What are the lines from the one with "Convert this chart to Plotly code." through the one with "fig = go.Figure()", inclusive? Output them exactly, and leave out the pictures.

> _INPUT ROWS_
---

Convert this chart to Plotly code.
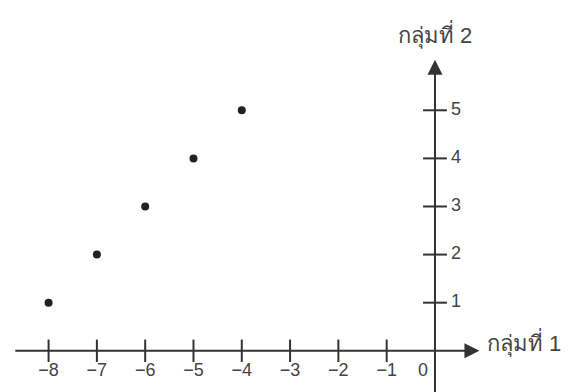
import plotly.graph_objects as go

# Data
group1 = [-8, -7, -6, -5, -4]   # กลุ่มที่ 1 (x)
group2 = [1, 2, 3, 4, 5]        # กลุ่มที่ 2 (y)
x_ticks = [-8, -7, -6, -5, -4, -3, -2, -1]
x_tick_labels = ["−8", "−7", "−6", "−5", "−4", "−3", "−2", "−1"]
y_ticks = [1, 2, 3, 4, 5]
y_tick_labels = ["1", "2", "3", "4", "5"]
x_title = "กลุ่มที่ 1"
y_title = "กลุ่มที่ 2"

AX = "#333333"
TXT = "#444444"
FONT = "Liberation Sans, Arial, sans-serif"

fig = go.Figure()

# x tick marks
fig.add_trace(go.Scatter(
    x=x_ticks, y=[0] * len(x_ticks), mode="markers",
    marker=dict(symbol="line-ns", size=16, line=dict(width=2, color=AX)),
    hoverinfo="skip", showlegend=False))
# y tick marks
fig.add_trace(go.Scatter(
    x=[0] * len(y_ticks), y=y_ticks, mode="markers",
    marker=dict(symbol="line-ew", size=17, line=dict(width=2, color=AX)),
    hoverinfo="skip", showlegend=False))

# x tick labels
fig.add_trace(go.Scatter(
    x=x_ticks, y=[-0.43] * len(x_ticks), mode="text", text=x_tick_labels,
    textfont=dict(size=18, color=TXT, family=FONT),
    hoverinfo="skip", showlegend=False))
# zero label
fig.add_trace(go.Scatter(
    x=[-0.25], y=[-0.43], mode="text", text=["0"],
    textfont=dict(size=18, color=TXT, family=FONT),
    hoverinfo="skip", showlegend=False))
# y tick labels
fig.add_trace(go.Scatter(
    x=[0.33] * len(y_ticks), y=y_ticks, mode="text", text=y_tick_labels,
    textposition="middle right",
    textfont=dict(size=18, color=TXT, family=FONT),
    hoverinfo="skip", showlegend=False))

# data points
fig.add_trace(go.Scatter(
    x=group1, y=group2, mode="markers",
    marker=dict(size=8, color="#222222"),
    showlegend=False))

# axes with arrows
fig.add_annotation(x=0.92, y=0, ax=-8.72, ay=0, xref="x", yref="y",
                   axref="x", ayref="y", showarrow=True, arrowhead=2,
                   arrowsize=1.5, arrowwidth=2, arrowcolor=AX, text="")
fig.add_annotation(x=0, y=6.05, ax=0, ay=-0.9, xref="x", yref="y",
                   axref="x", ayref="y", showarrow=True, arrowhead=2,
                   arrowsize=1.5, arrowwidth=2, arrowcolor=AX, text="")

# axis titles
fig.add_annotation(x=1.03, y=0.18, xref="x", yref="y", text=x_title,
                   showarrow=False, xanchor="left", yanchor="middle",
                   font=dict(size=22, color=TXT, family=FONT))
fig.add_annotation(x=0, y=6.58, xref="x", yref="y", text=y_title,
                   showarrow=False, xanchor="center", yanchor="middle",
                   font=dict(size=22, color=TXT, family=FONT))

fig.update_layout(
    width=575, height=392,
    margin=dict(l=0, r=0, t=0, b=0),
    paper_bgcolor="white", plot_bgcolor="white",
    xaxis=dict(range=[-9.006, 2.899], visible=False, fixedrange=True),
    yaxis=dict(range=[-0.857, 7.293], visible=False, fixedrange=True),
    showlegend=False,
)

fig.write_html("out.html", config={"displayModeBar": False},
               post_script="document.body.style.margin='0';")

---

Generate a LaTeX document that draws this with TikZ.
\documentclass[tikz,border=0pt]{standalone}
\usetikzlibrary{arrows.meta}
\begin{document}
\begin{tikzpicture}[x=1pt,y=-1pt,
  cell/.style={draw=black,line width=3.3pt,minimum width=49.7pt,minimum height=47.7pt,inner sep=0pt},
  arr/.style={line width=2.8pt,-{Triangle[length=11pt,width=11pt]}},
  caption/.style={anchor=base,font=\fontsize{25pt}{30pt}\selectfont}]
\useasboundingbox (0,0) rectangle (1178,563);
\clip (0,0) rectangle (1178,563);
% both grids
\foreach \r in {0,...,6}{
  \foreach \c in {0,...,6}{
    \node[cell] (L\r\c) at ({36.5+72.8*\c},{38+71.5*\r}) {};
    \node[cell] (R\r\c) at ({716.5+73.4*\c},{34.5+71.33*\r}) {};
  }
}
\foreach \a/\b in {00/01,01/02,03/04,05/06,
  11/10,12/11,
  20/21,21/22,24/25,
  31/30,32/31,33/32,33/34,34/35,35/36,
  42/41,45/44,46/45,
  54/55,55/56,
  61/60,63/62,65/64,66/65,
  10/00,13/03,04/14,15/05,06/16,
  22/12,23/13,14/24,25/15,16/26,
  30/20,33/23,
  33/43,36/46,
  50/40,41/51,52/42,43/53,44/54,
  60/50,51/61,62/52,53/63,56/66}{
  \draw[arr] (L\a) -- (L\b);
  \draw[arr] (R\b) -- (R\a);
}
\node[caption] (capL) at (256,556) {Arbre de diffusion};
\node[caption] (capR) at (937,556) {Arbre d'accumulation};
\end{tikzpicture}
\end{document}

---

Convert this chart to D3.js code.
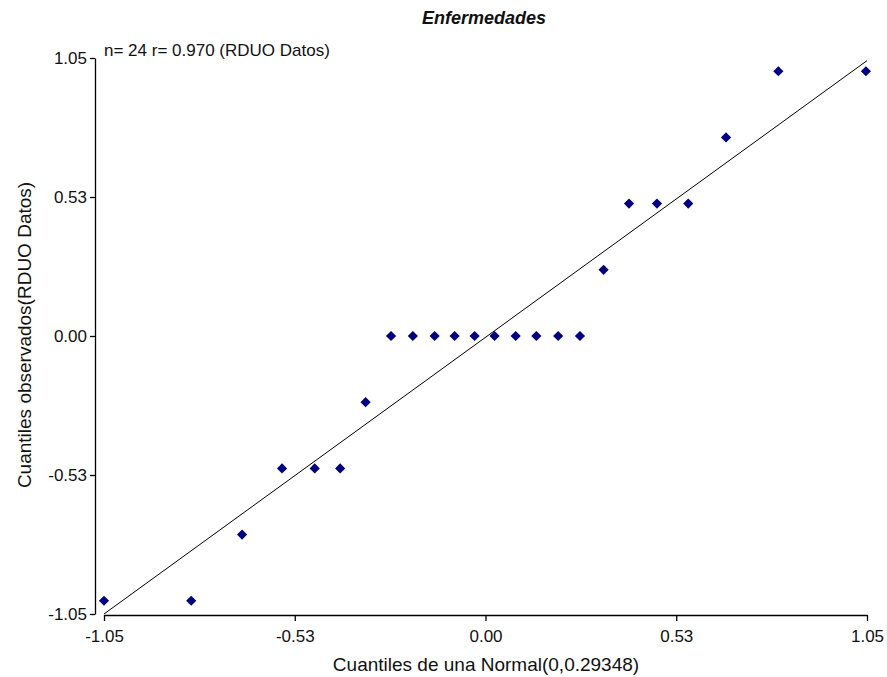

---

> _EXPECTED ANSWER_
Convert this chart to Plotly code.
import plotly.graph_objects as go

# Data
group1 = [-8, -7, -6, -5, -4]   # กลุ่มที่ 1 (x)
group2 = [1, 2, 3, 4, 5]        # กลุ่มที่ 2 (y)
x_ticks = [-8, -7, -6, -5, -4, -3, -2, -1]
x_tick_labels = ["−8", "−7", "−6", "−5", "−4", "−3", "−2", "−1"]
y_ticks = [1, 2, 3, 4, 5]
y_tick_labels = ["1", "2", "3", "4", "5"]
x_title = "กลุ่มที่ 1"
y_title = "กลุ่มที่ 2"

AX = "#333333"
TXT = "#444444"
FONT = "Liberation Sans, Arial, sans-serif"

fig = go.Figure()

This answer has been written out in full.